Author: Shira Anthony
Publisher: Dreamspinner Press
Narrator: Andrew McFerrin
It’s dangerous diving for secrets.
When a mega company threatens to take over his family-owned business, programming prodigy Adam Preston escapes the stress with a much-needed vacation in the Dominican Republic. There he meets attractive, intelligent, insightful Jonah James, a scuba dive instructor, and what starts as a holiday fling soon blossoms into much more.
But Jonah has a secret: ten years ago he woke up on an island beach with no idea how he got there… or even who he is. Their paradise may not be as perfect as it seems. When Jonah’s memories come crashing back like waves on the sand, will it be Adam clinging to the proverbial life raft, or will the two men find a safe harbor to ride out the storm?
I may definitely be in the minority on this book, but I can barely say I liked it. I certainly didn’t love it for find it outstanding in any way. And I usually love the Dreamspun Desires stories—all based on old romance tropes. But this time? Not so much. So that’s disappointing. But to be honest, I’m not sure if that’s related to the performance of the narrator who was okay, but didn’t bring anything remarkable to the storytelling, or if it was the story itself. This one is full of angst, most of it self-inflicted, which is definitely the kind that makes me crazy—especially when it’s on a loop, the MC rehashing the same stuff over and over and over again.
But the biggest issue was that the story did not hold my interest. I wanted to fast forward—something I may have done if I was reading the e-book where I could speedread and flip ahead a few pages at a time without missing something really critical, but I couldn’t do that with the audiobook, without worrying about missing possibly important segments. The memory-loss trope was one thing, but the angst and frustration of Adam not being able to get in touch with Jackie after the memory return drove me crazy because it went on and on. And on. Honestly, I hate that in a story. It feels as if there’s a word quota for the book and this is the only way the author can reach it. I’m not saying there was—just that it felt that way.
There’s a line uttered by a secondary character about one hour before the end of the audiobook. At that point, she shouts, “It’s over! Oh, thank God!” And that pretty much summed up how I felt at that point—so much so that I made note of the quote and the time stamp. I desperately wanted the end of the complete frustration of the MISUNDERSTANDING that was making me crazy. I understand that these are resurrections of an old trope, and those old plot devices are to be expected, but the degree of repetitiveness and rehashing of the same situations and feelings in this one was just too much.

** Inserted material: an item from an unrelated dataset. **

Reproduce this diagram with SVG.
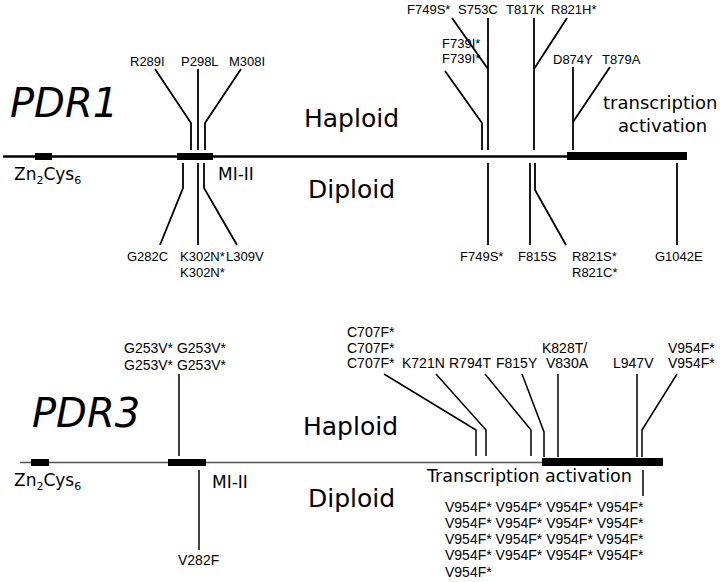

All that being said—there were parts I liked. Both MCs were sweethearts and deserved to get together, and both the first hour and the last hour of the audiobook were interesting and enjoyable. Jonah’s friend from the island was a great secondary character and the narrator did her voice so well I forgot a male was narrating her part. But the “meat” of the book? Didn’t enjoy it much for reasons already stated. I’m not going out on a limb to recommend this one to anyone, however, since there are so many more enjoyable books and audiobooks in this series.